Home Primal: Publishing at its Most Basic

Primal: Publishing at its Most Basic

Tomorrow at the 2010 Semantic Technology Conference, Primal will launch a new publishing platform. It’s grandly described as a “semantic synthesis platform,” but simply put it’s a publishing platform that automates the production of content. What’s more, the resulting web pages include no original content. It’s all aggregated from other sources.

So in many ways this is reducing Web publishing to its most basic form, devoid of new content. Is this “automated content manufacturing,” as founder Paul Sweeney described it to me today, useful to people?

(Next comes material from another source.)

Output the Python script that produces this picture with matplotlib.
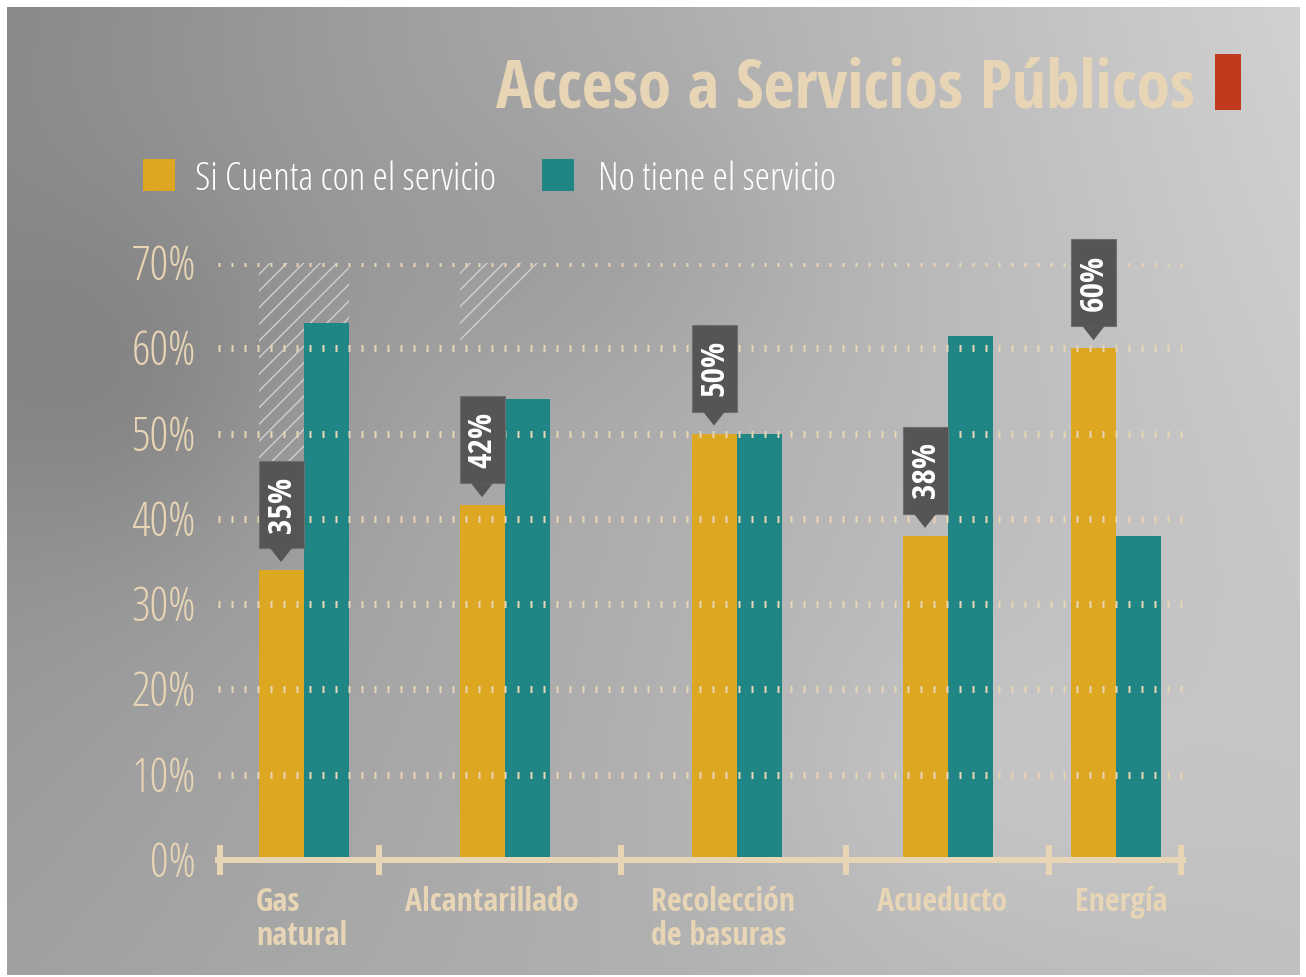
import numpy as np
import matplotlib
matplotlib.use("Agg")
import matplotlib.pyplot as plt
from matplotlib.patches import Rectangle, Polygon
from matplotlib.transforms import offset_copy

# ---------------- data ----------------
title = "Acceso a Servicios Públicos"
categories = ["Gas\nnatural", "Alcantarillado", "Recolección\nde basuras", "Acueducto", "Energía"]
series_names = ["Si Cuenta con el servicio", "No tiene el servicio"]
si_cuenta = [34, 41.6, 50, 38, 60]
no_tiene = [63, 54, 50, 61.4, 38]
si_labels = ["35%", "42%", "50%", "38%", "60%"]
yticks = [0, 10, 20, 30, 40, 50, 60, 70]
ytick_labels = ["0%", "10%", "20%", "30%", "40%", "50%", "60%", "70%"]

# ---------------- style / layout ----------------
W, H = 1306, 977
YELLOW = "#DDA722"
TEAL = "#1F8585"
BEIGE = "#E8D5B5"
BOXC = "#555555"
RED = "#C23A1B"
series_colors = [YELLOW, TEAL]

group_x = [303.5, 504.5, 736.5, 947.5, 1116]      # centre of each bar pair (px)
bar_w = 45
separators = [220, 379, 621, 846, 1049, 1181]
label_x = [256, 405, 651, 877, 1075]
AX_L, AX_R, Y0, Y70 = 218, 1183, 860, 263
PX_PER = (Y0 - Y70) / 70.0

light = dict(family="Open Sans", weight="light", stretch="condensed")
bold = dict(family="Open Sans Condensed", weight="bold")
plt.rcParams["hatch.linewidth"] = 1.0

fig = plt.figure(figsize=(W / 100, H / 100), dpi=100, facecolor="white")

# ---------------- background ----------------
bx0, by0, bx1, by1 = 7, 7, 1300, 975
bg = fig.add_axes([bx0 / W, 1 - by1 / H, (bx1 - bx0) / W, (by1 - by0) / H], zorder=-10)
xs = np.linspace(0, 1, 300)
ys = np.linspace(0, 1, 230)
X, Y = np.meshgrid(xs, ys)
TL, TR, BL, BR = 0.54, 0.82, 0.63, 0.75
v = TL * (1 - X) * (1 - Y) + TR * X * (1 - Y) + BL * (1 - X) * Y + BR * X * Y
v -= 0.07 * np.exp(-(((X - 0.08) / 0.16) ** 2 + ((Y - 0.38) / 0.2) ** 2))
v -= 0.04 * np.exp(-(((X - 0.45) / 0.2) ** 2 + ((Y - 0.25) / 0.15) ** 2))
v += 0.04 * np.exp(-(((X - 0.75) / 0.2) ** 2 + ((Y - 0.8) / 0.2) ** 2))
bg.imshow(np.dstack([v, v, v]), aspect="auto", interpolation="bilinear")
bg.axis("off")

# ---------------- main axes ----------------
ax = fig.add_axes([AX_L / W, 1 - Y0 / H, (AX_R - AX_L) / W, (Y0 - Y70) / H])
ax.set_facecolor("none")
ax.set_xlim(AX_L, AX_R)
ax.set_ylim(0, 70)
for s in ["top", "right", "left"]:
    ax.spines[s].set_visible(False)
ax.spines["bottom"].set_color(BEIGE)
ax.spines["bottom"].set_linewidth(6 * 0.72)
ax.spines["bottom"].set_zorder(5)
ax.set_xticks(separators)
ax.set_xticklabels([])
ax.tick_params(axis="x", direction="inout", length=30 * 0.72, width=6 * 0.72, color=BEIGE)
ax.set_yticks(yticks[1:])
ax.set_yticklabels([])
ax.tick_params(axis="y", length=0)
grid_lw_px = 7.0
ax.yaxis.grid(True, color=BEIGE, linewidth=grid_lw_px * 0.72,
              linestyle=(0, (2.0 / grid_lw_px, 11.0 / grid_lw_px)))
for gl in ax.get_ygridlines():
    gl.set_zorder(3)
ax.set_axisbelow(False)

def px2v(py):
    return (Y0 - py) / PX_PER

# decorative hatching
rect_h = Rectangle((259, px2v(462)), 349 - 259, 70 - px2v(462), fill=False,
                   edgecolor="#d0d0d0", linewidth=0, hatch="//", zorder=1)
ax.add_patch(rect_h)
tri = Polygon([(460, 70), (540, 70), (460, px2v(343))], closed=True, fill=False,
              edgecolor="#d0d0d0", linewidth=0, hatch="//", zorder=1)
ax.add_patch(tri)

xc = np.array(group_x)
ax.bar(xc - bar_w / 2, si_cuenta, width=bar_w, color=YELLOW, zorder=2, linewidth=0)
ax.bar(xc + bar_w / 2, no_tiene, width=bar_w, color=TEAL, zorder=2, linewidth=0)

# value callouts
gap, tri_h, box_h, tri_hw = 8, 14, 87, 11
for x, val, lab in zip(xc, si_cuenta, si_labels):
    top_px = Y0 - val * PX_PER
    tip = top_px - gap
    base = tip - tri_h
    btop = base - box_h
    left = x - bar_w
    r = Rectangle((left, px2v(base)), bar_w, px2v(btop) - px2v(base), facecolor=BOXC,
                  edgecolor="#6e6e6e", linewidth=0.8, zorder=6, clip_on=False)
    ax.add_patch(r)
    t = Polygon([(x - bar_w / 2 - tri_hw, px2v(base)), (x - bar_w / 2 + tri_hw, px2v(base)),
                 (x - bar_w / 2, px2v(tip))], closed=True, facecolor=BOXC, linewidth=0,
                zorder=6, clip_on=False)
    ax.add_patch(t)
    ax.text(x - bar_w / 2 + 1, px2v((base + btop) / 2), lab, rotation=90, ha="center",
            va="center", color="white", fontsize=24, zorder=7, **bold)

# y tick labels
ytrans = offset_copy(ax.get_yaxis_transform(), fig=fig, x=-22, y=-17, units="dots")
for yv, yl in zip(yticks, ytick_labels):
    ax.text(0, yv, yl, transform=ytrans, ha="right", va="baseline", color=BEIGE,
            fontsize=33.5, **light)

# category labels
for lx, cat in zip(label_x, categories):
    fig.text(lx / W, 1 - 886 / H, cat, ha="left", va="top", color=BEIGE, fontsize=23,
             linespacing=1.05, **bold)

# title + red marker
fig.text(1195 / W, 1 - 108 / H, title, ha="right", va="baseline", color=BEIGE,
         fontsize=48.5, **bold)
fig.patches.append(Rectangle((1215 / W, 1 - 110 / H), 26 / W, 56 / H, transform=fig.transFigure,
                             facecolor=RED, edgecolor="none"))

# legend
leg_box_x = [143, 542]
leg_text_x = [195, 598]
for bxp, txp, name, col in zip(leg_box_x, leg_text_x, series_names, series_colors):
    fig.patches.append(Rectangle((bxp / W, 1 - 191 / H), 32 / W, 32 / H, transform=fig.transFigure,
                                 facecolor=col, edgecolor="none"))
    fig.text(txp / W, 1 - 190 / H, name, ha="left", va="baseline", color="white",
             fontsize=28, **light)

fig.savefig("out.png", dpi=100, facecolor="white")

The stated goal of Primal is to deliver a “personalized content experience that is based directly on [a user’s] individual thoughts and ideas.” Primal Pages, the first application of this platform, is a webpage builder that enables a user to create a web presence based on their topics of interest. The content sources include Wikipedia, Yahoo! and Flickr.

The use cases of Primal, according to Sweeney, include a teacher building a website of course materials for their students and a small business providing information to support their product.

In my initial tests today, Primal seemed a little raw – although the UI is slick. The brainstorming and ‘find content’ aspects of the product are essentially search features that surface keywords and media from sites like Wikipedia and Flickr.

What’s most interesting about Primal is the publishing aspect, the webpage builder. This is well designed and easy to use. Within a matter of minutes I was able to ‘author’ a webpage about my favorite band, The Velvet Underground.

However, as noted above, it had no original content on it – which means it doesn’t add much value to the Web as a whole.

Primal appears to be competing with other lightweight publishing services, such as Tumblr and Posterous. More so, the so-called Geocities 2.0 startups like Weebly and Yola. The difference is that Primal is much more automated than any of those services, which takes a lot of creativity out of publishing.

I asked Sweeney how he thought Primal compared to Demand Media, the content farm that is pumping thousands of pieces of content onto the Web each day. He acknowledged that Primal will also pump a lot of (unoriginal) new pages onto the Web, but he said that Primal content is architected by the end user and not the company.

Despite the rather hyperbolic terminology in the company’s press release (an upcoming product called ‘Primal Thought Networking’ apparently “supercharges your thinking by remembering, organizing and connecting your ideas in your own machine-readable thought network”), the product itself is interesting because it takes Web publishing down to its very basic bare bones. Whether this is something that enough consumers need or want – and whether it’s good for the Web – is yet to be determined.